I saw the original tweet with the 30,000 to 8,000 numbers–that was just for contemporary romance, not all romance titles.

Nate Hoffelder July 2, 2015 um 3:29 pm

Thank you for the context. I looked but could not find that detail.

fjtorres July 2, 2015 um 3:19 pm

The key problem is there are too many middlemen trying to get full sales-equivalent payouts from the rental model and the money just isn’t there.

This was today highlighted at TPV today by PG himself, who pointed out that with the new per-page payouts at KU it is easy for an indie author to receive a higher payment for a full *rental* than a tradpub author would get for a full sale of a similar length title. And that only refers to ebooks; in the case of paperbacks, the indie author doesn’t need a full read to break even.
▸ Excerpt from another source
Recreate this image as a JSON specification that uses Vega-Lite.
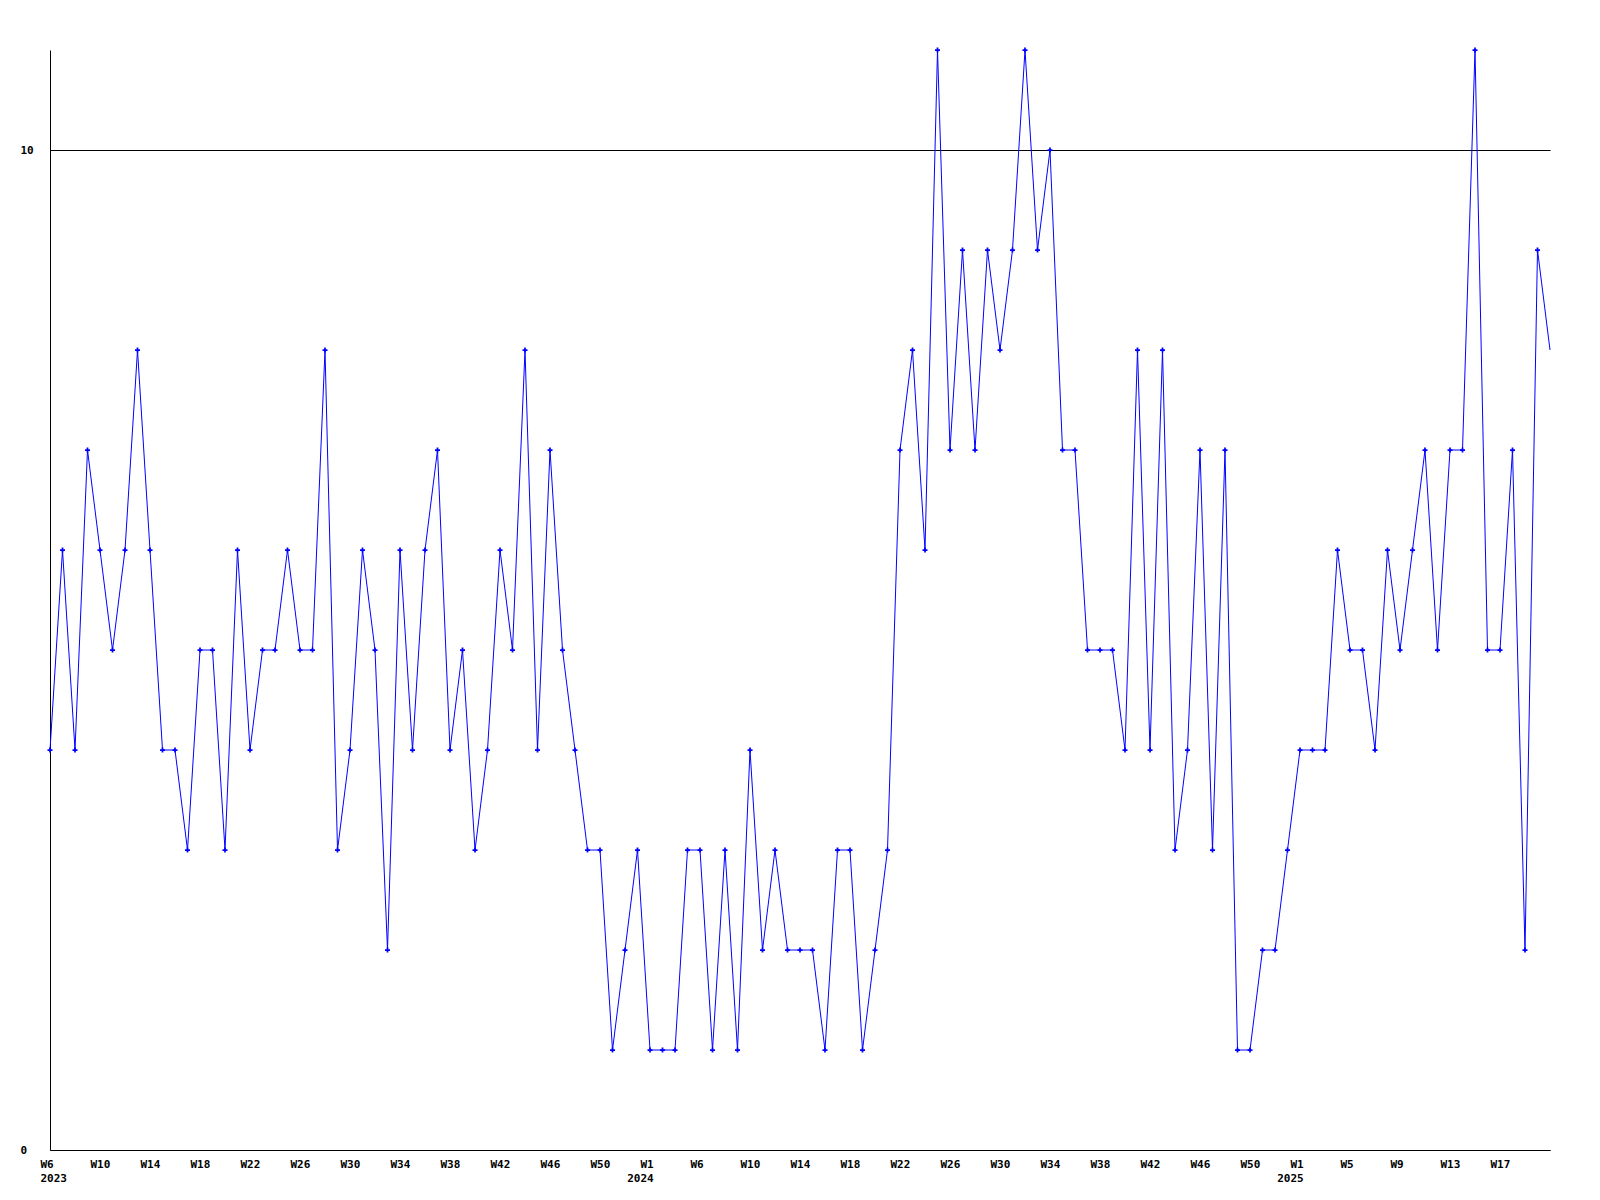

I’m thinking that anybody looking to build a viable subscription service is going to have to cut out most if not all the middlemen and deal directly with the author. Because anything else will either be too expensive to attract a high reader volume or deliver too low a payout to attract anybody but Indies.

Tom Semple July 2, 2015 um 4:39 pm

I don’t understand how this culling changes things for Scribd’s bottom line. Are the remaining titles less costly for them to make available? Or so unreadable that nobody will borrow them? If subscribers continue to read at the same rate, and the payout remains the same, then it hasn’t changed anything. Or are they hoping to lose the customers who are 'over-utilizing' the service?
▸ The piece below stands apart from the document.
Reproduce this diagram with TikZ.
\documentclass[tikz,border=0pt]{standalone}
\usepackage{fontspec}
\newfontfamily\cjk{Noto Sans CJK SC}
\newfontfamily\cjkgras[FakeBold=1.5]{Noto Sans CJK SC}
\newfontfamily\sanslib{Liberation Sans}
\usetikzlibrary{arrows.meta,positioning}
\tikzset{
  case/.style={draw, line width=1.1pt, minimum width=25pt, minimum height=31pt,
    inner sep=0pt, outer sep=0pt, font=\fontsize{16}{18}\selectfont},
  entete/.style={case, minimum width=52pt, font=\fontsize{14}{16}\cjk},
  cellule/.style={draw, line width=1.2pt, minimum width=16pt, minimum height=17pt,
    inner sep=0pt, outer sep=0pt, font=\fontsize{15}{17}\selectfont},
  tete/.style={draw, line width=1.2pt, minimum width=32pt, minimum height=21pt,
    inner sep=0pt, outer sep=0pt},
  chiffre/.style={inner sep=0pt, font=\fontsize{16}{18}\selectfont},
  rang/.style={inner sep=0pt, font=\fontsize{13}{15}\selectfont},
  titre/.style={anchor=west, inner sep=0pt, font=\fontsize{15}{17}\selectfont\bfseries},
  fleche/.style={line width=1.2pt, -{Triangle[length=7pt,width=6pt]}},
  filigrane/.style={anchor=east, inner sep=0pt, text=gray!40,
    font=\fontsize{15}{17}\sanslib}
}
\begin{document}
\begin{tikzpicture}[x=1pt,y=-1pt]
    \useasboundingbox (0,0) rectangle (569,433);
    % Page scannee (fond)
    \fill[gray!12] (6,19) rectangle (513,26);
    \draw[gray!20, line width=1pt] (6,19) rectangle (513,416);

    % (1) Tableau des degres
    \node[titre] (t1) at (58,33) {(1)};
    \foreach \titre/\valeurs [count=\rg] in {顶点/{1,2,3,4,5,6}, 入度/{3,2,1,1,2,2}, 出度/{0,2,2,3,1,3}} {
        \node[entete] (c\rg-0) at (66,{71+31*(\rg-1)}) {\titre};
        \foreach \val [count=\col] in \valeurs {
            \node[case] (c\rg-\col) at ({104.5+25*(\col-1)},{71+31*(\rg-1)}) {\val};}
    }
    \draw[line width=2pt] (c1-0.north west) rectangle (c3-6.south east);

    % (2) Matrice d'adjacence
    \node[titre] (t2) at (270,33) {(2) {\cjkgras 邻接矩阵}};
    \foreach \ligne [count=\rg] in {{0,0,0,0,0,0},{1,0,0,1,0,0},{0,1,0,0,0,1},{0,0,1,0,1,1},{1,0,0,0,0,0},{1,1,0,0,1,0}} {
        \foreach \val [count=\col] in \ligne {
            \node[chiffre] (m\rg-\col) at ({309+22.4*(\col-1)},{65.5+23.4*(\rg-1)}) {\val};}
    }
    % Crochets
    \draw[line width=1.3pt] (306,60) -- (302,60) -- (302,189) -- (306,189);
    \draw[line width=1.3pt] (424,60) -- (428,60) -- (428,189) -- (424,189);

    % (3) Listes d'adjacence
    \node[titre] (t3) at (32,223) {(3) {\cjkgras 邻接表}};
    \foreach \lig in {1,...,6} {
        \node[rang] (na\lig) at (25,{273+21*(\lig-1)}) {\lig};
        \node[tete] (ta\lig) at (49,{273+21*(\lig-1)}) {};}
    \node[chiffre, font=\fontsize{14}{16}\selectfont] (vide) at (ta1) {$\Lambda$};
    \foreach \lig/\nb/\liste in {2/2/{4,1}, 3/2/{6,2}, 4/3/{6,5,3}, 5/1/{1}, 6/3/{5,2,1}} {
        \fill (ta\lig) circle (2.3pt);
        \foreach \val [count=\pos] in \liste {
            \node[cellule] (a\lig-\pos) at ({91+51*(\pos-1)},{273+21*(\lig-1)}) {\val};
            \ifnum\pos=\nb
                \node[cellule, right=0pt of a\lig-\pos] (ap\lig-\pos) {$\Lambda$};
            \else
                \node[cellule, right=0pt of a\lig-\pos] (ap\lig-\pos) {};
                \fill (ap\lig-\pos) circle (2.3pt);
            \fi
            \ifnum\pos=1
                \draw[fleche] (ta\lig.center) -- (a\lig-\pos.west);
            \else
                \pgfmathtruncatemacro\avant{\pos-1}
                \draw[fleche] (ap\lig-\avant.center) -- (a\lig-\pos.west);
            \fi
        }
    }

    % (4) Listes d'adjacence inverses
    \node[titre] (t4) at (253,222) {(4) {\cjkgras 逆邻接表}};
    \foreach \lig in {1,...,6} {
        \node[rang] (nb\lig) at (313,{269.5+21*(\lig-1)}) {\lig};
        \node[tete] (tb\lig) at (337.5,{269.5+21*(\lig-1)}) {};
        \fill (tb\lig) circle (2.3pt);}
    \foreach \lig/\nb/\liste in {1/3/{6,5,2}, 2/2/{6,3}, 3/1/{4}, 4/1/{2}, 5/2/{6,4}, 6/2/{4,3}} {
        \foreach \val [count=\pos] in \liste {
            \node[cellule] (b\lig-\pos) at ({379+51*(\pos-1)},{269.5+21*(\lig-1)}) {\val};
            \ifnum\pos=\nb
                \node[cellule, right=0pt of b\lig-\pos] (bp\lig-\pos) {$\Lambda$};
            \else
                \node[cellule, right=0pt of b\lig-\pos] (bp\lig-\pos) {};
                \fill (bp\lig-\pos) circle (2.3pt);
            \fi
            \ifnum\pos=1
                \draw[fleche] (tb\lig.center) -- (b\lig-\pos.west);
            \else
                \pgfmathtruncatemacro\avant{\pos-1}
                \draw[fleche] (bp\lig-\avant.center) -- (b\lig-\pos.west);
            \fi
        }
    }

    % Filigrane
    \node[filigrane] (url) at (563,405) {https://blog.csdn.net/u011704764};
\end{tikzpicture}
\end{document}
fjtorres July 3, 2015 um 12:11 am

They save money three ways:
1- They are culling the paid books by those authors but keeping the free ones.
2- They hope that the romance readers switch to other, cheaper less palatable books and read less if they stay.
3- They hope the heavier readers will just quit. It will mean less income but much less cost.
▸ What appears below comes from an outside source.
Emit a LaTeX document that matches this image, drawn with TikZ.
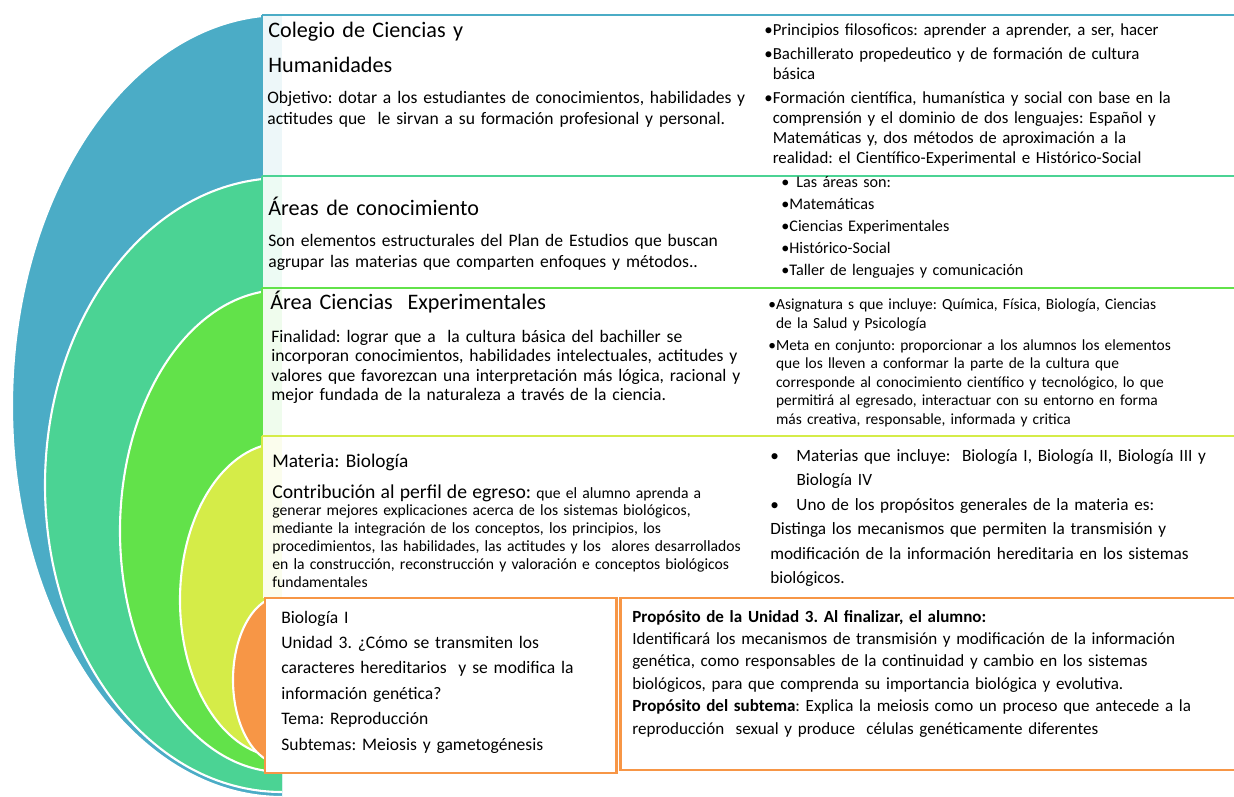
\documentclass[tikz,border=0pt]{standalone}
\usepackage{fontspec}
\setmainfont{Carlito}
\frenchspacing
\definecolor{nivelA}{HTML}{4BACC6}
\definecolor{nivelB}{HTML}{4BD394}
\definecolor{nivelC}{HTML}{62E24A}
\definecolor{nivelD}{HTML}{D5EC48}
\definecolor{nivelE}{HTML}{F79646}
\newcommand{\bul}{\textbullet}
\newcommand{\sang}{\phantom{\textbullet}}

\begin{document}
\begin{tikzpicture}[x=0.02cm,y=-0.02cm,
    txt/.style={anchor=base west,inner sep=0pt,align=left,text width=#1},
    titulo/.style={font=\fontsize{12.6}{19.8}\selectfont},
    cuerpo/.style={font=\fontsize{10}{11.9}\selectfont},
    chico/.style={font=\fontsize{8.8}{10.5}\selectfont}]
\useasboundingbox (0,0) rectangle (1234,797);

% medias elipses anidadas
\foreach \col/\top/\rx/\ry in {nivelA/15/270/391, nivelB/178/237/307, nivelC/290/162/241, nivelD/443/102/157, nivelE/596/49/84}
    \filldraw[fill=\col,draw=white,line width=1.2pt] (282,\top) arc[start angle=90,end angle=270,x radius=\rx*0.02cm,y radius=\ry*0.02cm];

% cajas de cada nivel
\foreach \col/\ya/\yb in {nivelA/15/176, nivelB/176/288, nivelC/288/436, nivelD/436/598}{
    \fill[white] (262,\ya) rectangle (1234,\yb);
    \fill[\col!10] (262,\ya) rectangle (282,\yb);
    \draw[\col,line width=1pt] (262,\yb) -- (262,\ya);
    \draw[\col,line width=1.7pt] (262,\ya) -- (1234,\ya);
}
\draw[nivelE,line width=1.7pt,fill=white] (265,598) rectangle (616,773);
\draw[nivelE,line width=1.7pt] (1234,598) -- (620,598) -- (620,770) -- (1234,770);

% textos
\node[txt=9cm,titulo] (colegio) at (268,38) {Colegio de Ciencias y\\Humanidades};
\node[txt=10cm,cuerpo] (objetivo) at (267,104) {Objetivo: dotar a los estudiantes de conocimientos, habilidades y\\actitudes que \ le sirvan a su formación profesional y personal.};
\node[txt=9.5cm,cuerpo,font=\fontsize{9.6}{11.3}\selectfont] (principios) at (764,36) {\bul Principios filosoficos: aprender a aprender, a ser, hacer\\[2.3pt]
\bul Bachillerato propedeutico y de formación de cultura\\\sang básica\\[2.3pt]
\bul Formación científica, humanística y social con base en la\\\sang comprensión y el dominio de dos lenguajes: Español y\\\sang Matemáticas y, dos métodos de aproximación a la\\\sang realidad: el Científico-Experimental e Histórico-Social};

\node[txt=9cm,titulo] (areas) at (268,216) {Áreas de conocimiento};
\node[txt=10cm,cuerpo] (estructura) at (268,247) {Son elementos estructurales del Plan de Estudios que buscan\\agrupar las materias que comparten enfoques y métodos..};
\node[txt=9cm,chico,font=\fontsize{9.2}{12.5}\selectfont] (listaareas) at (781,188) {\bul\hspace{4pt}Las áreas son:\\\bul Matemáticas\\\bul Ciencias Experimentales\\\bul Histórico-Social\\\bul Taller de lenguajes y comunicación};

\node[txt=9cm,titulo] (cienexp) at (270,310) {Área Ciencias \ Experimentales};
\node[txt=10cm,cuerpo,font=\fontsize{10}{11.1}\selectfont] (finalidad) at (271,342) {Finalidad: lograr que a \ la cultura básica del bachiller se\\incorporan conocimientos, habilidades intelectuales, actitudes y\\valores que favorezcan una interpretación más lógica, racional y\\mejor fundada de la naturaleza a través de la ciencia.};
\node[txt=9.5cm,chico] (asignaturas) at (768,310) {\bul Asignatura s que incluye: Química, Física, Biología, Ciencias\\\sang de la Salud y Psicología\\[2pt]
\bul Meta en conjunto: proporcionar a los alumnos los elementos\\\sang que los lleven a conformar la parte de la cultura que\\\sang corresponde al conocimiento científico y tecnológico, lo que\\\sang permitirá al egresado, interactuar con su entorno en forma\\\sang más creativa, responsable, informada y critica};

\node[txt=9cm,font=\fontsize{11}{13}\selectfont] (materia) at (272,467) {Materia: Biología};
\node[txt=10cm,chico,font=\fontsize{8.9}{10.2}\selectfont] (contribucion) at (272,498) {{\fontsize{11.2}{13}\selectfont Contribución al perfil de egreso:} que el alumno aprenda a\\generar mejores explicaciones acerca de los sistemas biológicos,\\mediante la integración de los conceptos, los principios, los\\procedimientos, las habilidades, las actitudes y los \ alores desarrollados\\en la construcción, reconstrucción y valoración e conceptos biológicos\\fundamentales};
\node[txt=9.5cm,cuerpo,font=\fontsize{9.8}{14}\selectfont] (biologias) at (770,461) {\bul\hspace{10pt}Materias que incluye: \ Biología I, Biología II, Biología III y\\\sang\hspace{10pt}Biología IV\\\bul\hspace{10pt}Uno de los propósitos generales de la materia es:\\Distinga los mecanismos que permiten la transmisión y\\modificación de la información hereditaria en los sistemas\\biológicos.};

\node[txt=6.5cm,font=\fontsize{10}{14.5}\selectfont] (unidad) at (281,623) {Biología I\\Unidad 3. ¿Cómo se transmiten los\\caracteres hereditarios \ y se modifica la\\información genética?\\Tema: Reproducción\\Subtemas: Meiosis y gametogénesis};
\node[txt=11.5cm,font=\fontsize{9.7}{12.8}\selectfont] (proposito) at (632,622) {\textbf{Propósito de la Unidad 3. Al finalizar, el alumno:}\\Identificará los mecanismos de transmisión y modificación de la información\\genética, como responsables de la continuidad y cambio en los sistemas\\biológicos, para que comprenda su importancia biológica y evolutiva.\\\textbf{Propósito del subtema}: Explica la meiosis como un proceso que antecede a la\\reproducción \ sexual y produce \ células genéticamente diferentes};
\end{tikzpicture}
\end{document}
Persnickety July 3, 2015 um 4:57 am

The harlequin back catalogue was a large part of why I subscribed to Scribd. And I certainly read a lot. I still have access to the books I read recently and Scribd is still recommending harlequin books to me, but I have noticed that the author range is different.

i hope that there is a viable model of a subscription reading service- my local libraries don’t have the same books, and I don’t want to buy them permanently for my kindle.

Sheogorath July 5, 2015 um 11:32 pm

As I and many others pointed out when Scribd and Oyster launched in late 2013 […]
Shouldn’t that be "when Scribd launched with Oyster in late 2013"? I’m sure I’ve seen Scribd around since mid-2010, back when you didn’t need a Scribd account to download the free content it hosted.

Eric July 8, 2015 um 11:08 am

All I see is speculation. Everyone is out there guessing. What I want to see is some real financial data for the subscription services, i.e. their total revenue and their expenses broken down by category. Until such time articles discussing the viability of the model will have little value. I subscribe to both Scribd and KU and I read an average of 130 books per year according to my Goodreads records, yet looking at the books I’ve read of Scribd and KU, both are making money off me. But my experience does not represent data, only anecdote.